**SET PROBLEM:**
Every line from the one containing "What TikZ code" through the end of the listing below goes in the output, exactly and without pictures.

**SUPPLIED DATA:**
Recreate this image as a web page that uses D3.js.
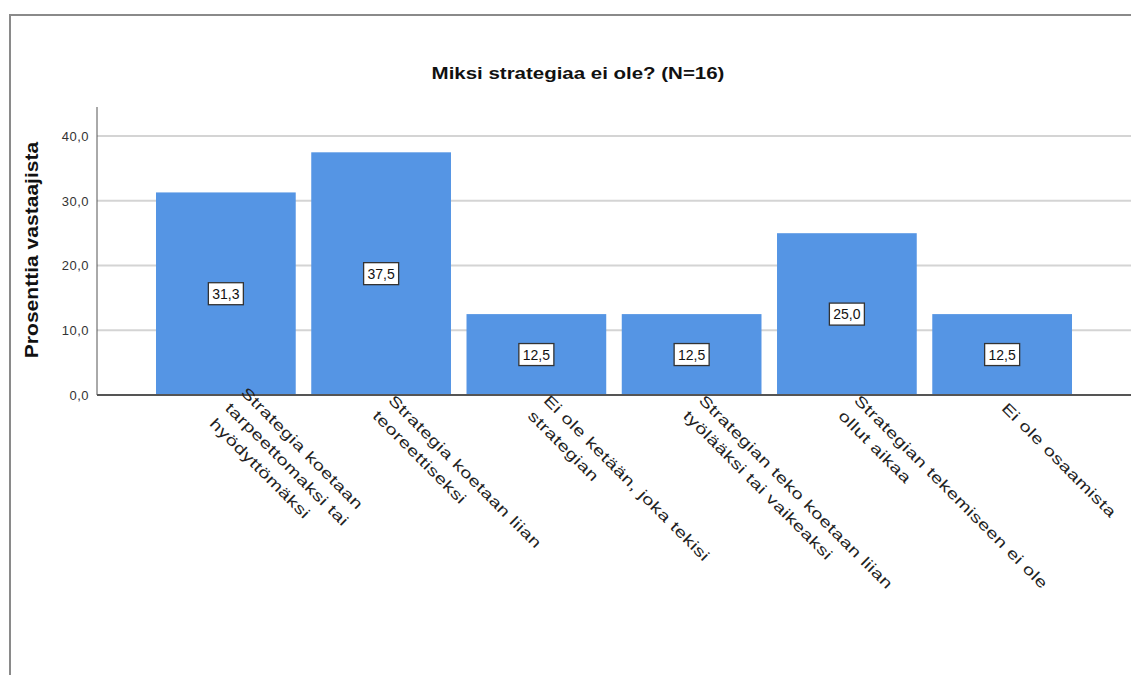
<!DOCTYPE html>
<html>
<head>
<meta charset="utf-8">
<script src="https://cdn.jsdelivr.net/npm/d3@7"></script>
<style>
  body { margin: 0; background: #fff; }
  text { font-family: "Liberation Sans", Arial, sans-serif; }
</style>
</head>
<body>
<div id="chart"></div>
<script>
// Data
var categories = [
  "Strategia koetaan\ntarpeettomaksi tai\nhyödyttömäksi",
  "Strategia koetaan liian\nteoreettiseksi",
  "Ei ole ketään, joka tekisi\nstrategian",
  "Strategian teko koetaan liian\ntyölääksi tai vaikeaksi",
  "Strategian tekemiseen ei ole\nollut aikaa",
  "Ei ole osaamista"
];
var percents = [31.3, 37.5, 12.5, 12.5, 25.0, 12.5];
var yTicks = [0, 10, 20, 30, 40];
var title = "Miksi strategiaa ei ole? (N=16)";
var yTitle = "Prosenttia vastaajista";

var svgWidth = 1131;
var svgHeight = 675;
var plot = { left: 97, right: 1131, top: 107, bottom: 395 };

var svg = d3.select("#chart")
  .append("svg")
  .attr("width", svgWidth)
  .attr("height", svgHeight);

// frame of the output window
svg.append("path")
  .attr("d", "M10,675 V15 H1131")
  .attr("fill", "none")
  .attr("stroke", "#8a8a8a")
  .attr("stroke-width", 2);

// scales
var x = d3.scaleBand()
  .domain(categories)
  .range([plot.left, plot.right])
  .paddingInner(0.1)
  .paddingOuter(0.38);

var y = d3.scaleLinear()
  .domain([0, 44.5])
  .range([plot.bottom, plot.top]);

var fmt = function(v) { return d3.format(".1f")(v).replace(".", ","); };

// gridlines
svg.append("g")
  .selectAll("line")
  .data(yTicks.filter(d => d > 0))
  .enter()
  .append("line")
  .attr("x1", plot.left)
  .attr("x2", plot.right)
  .attr("y1", d => y(d))
  .attr("y2", d => y(d))
  .attr("stroke", "#d4d4d4")
  .attr("stroke-width", 2);

// bars
svg.append("g")
  .selectAll("rect")
  .data(percents)
  .enter()
  .append("rect")
  .attr("x", (d, i) => x(categories[i]))
  .attr("y", d => y(d))
  .attr("width", x.bandwidth())
  .attr("height", d => y(0) - y(d))
  .attr("fill", "#5595e4");

// y axis
var leftAxis = d3.axisLeft(y)
  .tickValues(yTicks)
  .tickSize(0)
  .tickPadding(8)
  .tickFormat(fmt);

var yAxisG = svg.append("g")
  .attr("transform", `translate(${plot.left},0)`)
  .call(leftAxis);
yAxisG.select(".domain").attr("stroke", "#555").attr("d", `M0,${plot.top}V${plot.bottom}`);
yAxisG.selectAll("text")
  .attr("font-size", "13px")
  .attr("font-family", "Liberation Sans, Arial, sans-serif")
  .attr("letter-spacing", "0.5px")
  .attr("fill", "#333");

// baseline
svg.append("line")
  .attr("x1", plot.left)
  .attr("x2", plot.right)
  .attr("y1", y(0))
  .attr("y2", y(0))
  .attr("stroke", "#555")
  .attr("stroke-width", 2);

// value labels in boxes
var labels = svg.append("g")
  .selectAll("g")
  .data(percents)
  .enter()
  .append("g")
  .attr("transform", (d, i) => `translate(${x(categories[i]) + x.bandwidth() / 2},${y(d / 2)})`);

labels.append("rect")
  .attr("x", -17.5)
  .attr("y", -11)
  .attr("width", 35)
  .attr("height", 22)
  .attr("fill", "#fff")
  .attr("stroke", "#333")
  .attr("stroke-width", 1.3);

labels.append("text")
  .attr("text-anchor", "middle")
  .attr("dy", "0.36em")
  .attr("font-size", "14px")
  .attr("fill", "#111")
  .text(d => fmt(d));

// rotated category labels (glyphs drawn wide like the SPSS output)
var lineH = 22;
var catLabels = svg.append("g")
  .selectAll("text")
  .data(categories)
  .enter()
  .append("text")
  .attr("transform", d => `translate(${x(d) + x.bandwidth() / 2 - 1.5},${y(0) + 14}) rotate(45) scale(1.35,1)`)
  .attr("font-size", "15px")
  .attr("letter-spacing", "0.3px")
  .attr("fill", "#222");

catLabels.each(function(d) {
  var lines = d.split("\n");
  var t = d3.select(this);
  lines.forEach(function(line, i) {
    t.append("tspan")
      .attr("x", 0)
      .attr("y", (i - (lines.length - 1) / 2) * lineH)
      .text(line);
  });
});

// title
svg.append("text")
  .attr("transform", "translate(578,79) scale(1.28,1)")
  .attr("text-anchor", "middle")
  .attr("font-size", "16px")
  .attr("font-weight", "bold")
  .attr("fill", "#111")
  .text(title);

// y axis title
svg.append("text")
  .attr("transform", "translate(38,250) rotate(-90) scale(1.17,1)")
  .attr("text-anchor", "middle")
  .attr("font-size", "18px")
  .attr("font-weight", "bold")
  .attr("fill", "#111")
  .text(yTitle);
</script>
</body>
</html>
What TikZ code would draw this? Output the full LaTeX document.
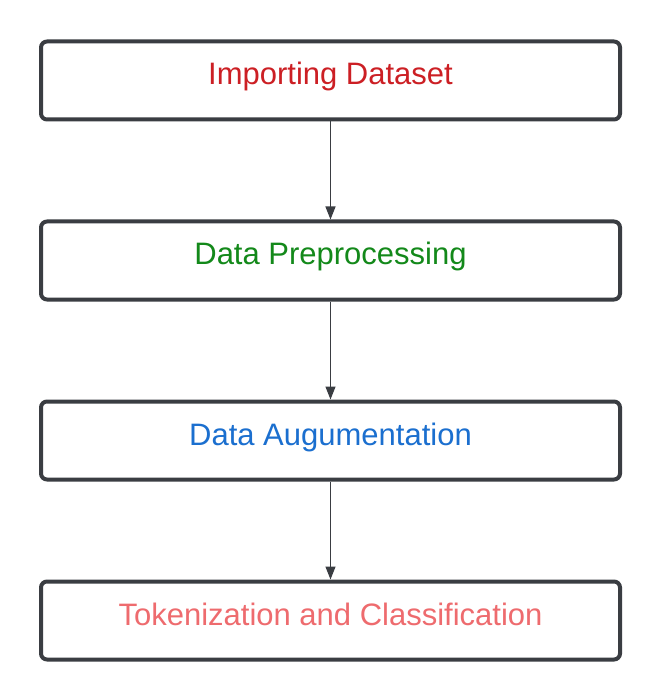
\documentclass[tikz,border=0pt]{standalone}
\usepackage{fontspec}
\setmainfont{Liberation Sans}
\usetikzlibrary{arrows.meta}
\definecolor{edge}{HTML}{3A3D42}
\definecolor{tred}{HTML}{CC1F24}
\definecolor{tgreen}{HTML}{13891A}
\definecolor{tblue}{HTML}{1B6FCF}
\definecolor{tsalmon}{HTML}{EE6B6E}
\begin{document}
\begin{tikzpicture}[x=1pt,y=-1pt,
  stepbox/.style={draw=edge,line width=4pt,rounded corners=6pt,minimum width=579pt,minimum height=78pt,inner sep=0pt,text height=22pt,text depth=13pt,font=\fontsize{31}{36}\selectfont},
  conn/.style={draw=edge,line width=1.3pt,-{Triangle[length=13pt,width=10pt]}}]
\useasboundingbox (0,0) rectangle (660,700);
\fill[white] (0,0) rectangle (660,700);
\node[stepbox,text=tred] (a) at (330.5,80.5) {Importing Dataset};
\node[stepbox,text=tgreen] (b) at (330.5,260.5) {Data Preprocessing};
\node[stepbox,text=tblue] (c) at (330.5,440.5) {Data Augumentation};
\node[stepbox,text=tsalmon] (d) at (330.5,620.5) {Tokenization and Classification};
\draw[conn] (a) -- (b);
\draw[conn] (b) -- (c);
\draw[conn] (c) -- (d);
\end{tikzpicture}
\end{document}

**WRITTEN ANSWER:**
What TikZ code would draw this? Output the full LaTeX document.
\documentclass[tikz,border=0pt]{standalone}
\usepackage{fontspec}
\setmainfont{Liberation Sans}
\usetikzlibrary{arrows.meta}
\definecolor{edge}{HTML}{3A3D42}
\definecolor{tred}{HTML}{CC1F24}
\definecolor{tgreen}{HTML}{13891A}
\definecolor{tblue}{HTML}{1B6FCF}
\definecolor{tsalmon}{HTML}{EE6B6E}
\begin{document}
\begin{tikzpicture}[x=1pt,y=-1pt,
  stepbox/.style={draw=edge,line width=4pt,rounded corners=6pt,minimum width=579pt,minimum height=78pt,inner sep=0pt,text height=22pt,text depth=13pt,font=\fontsize{31}{36}\selectfont},
  conn/.style={draw=edge,line width=1.3pt,-{Triangle[length=13pt,width=10pt]}}]
\useasboundingbox (0,0) rectangle (660,700);
\fill[white] (0,0) rectangle (660,700);
\node[stepbox,text=tred] (a) at (330.5,80.5) {Importing Dataset};
\node[stepbox,text=tgreen] (b) at (330.5,260.5) {Data Preprocessing};
\node[stepbox,text=tblue] (c) at (330.5,440.5) {Data Augumentation};
\node[stepbox,text=tsalmon] (d) at (330.5,620.5) {Tokenization and Classification};
\draw[conn] (a) -- (b);
\draw[conn] (b) -- (c);
\draw[conn] (c) -- (d);
\end{tikzpicture}
\end{document}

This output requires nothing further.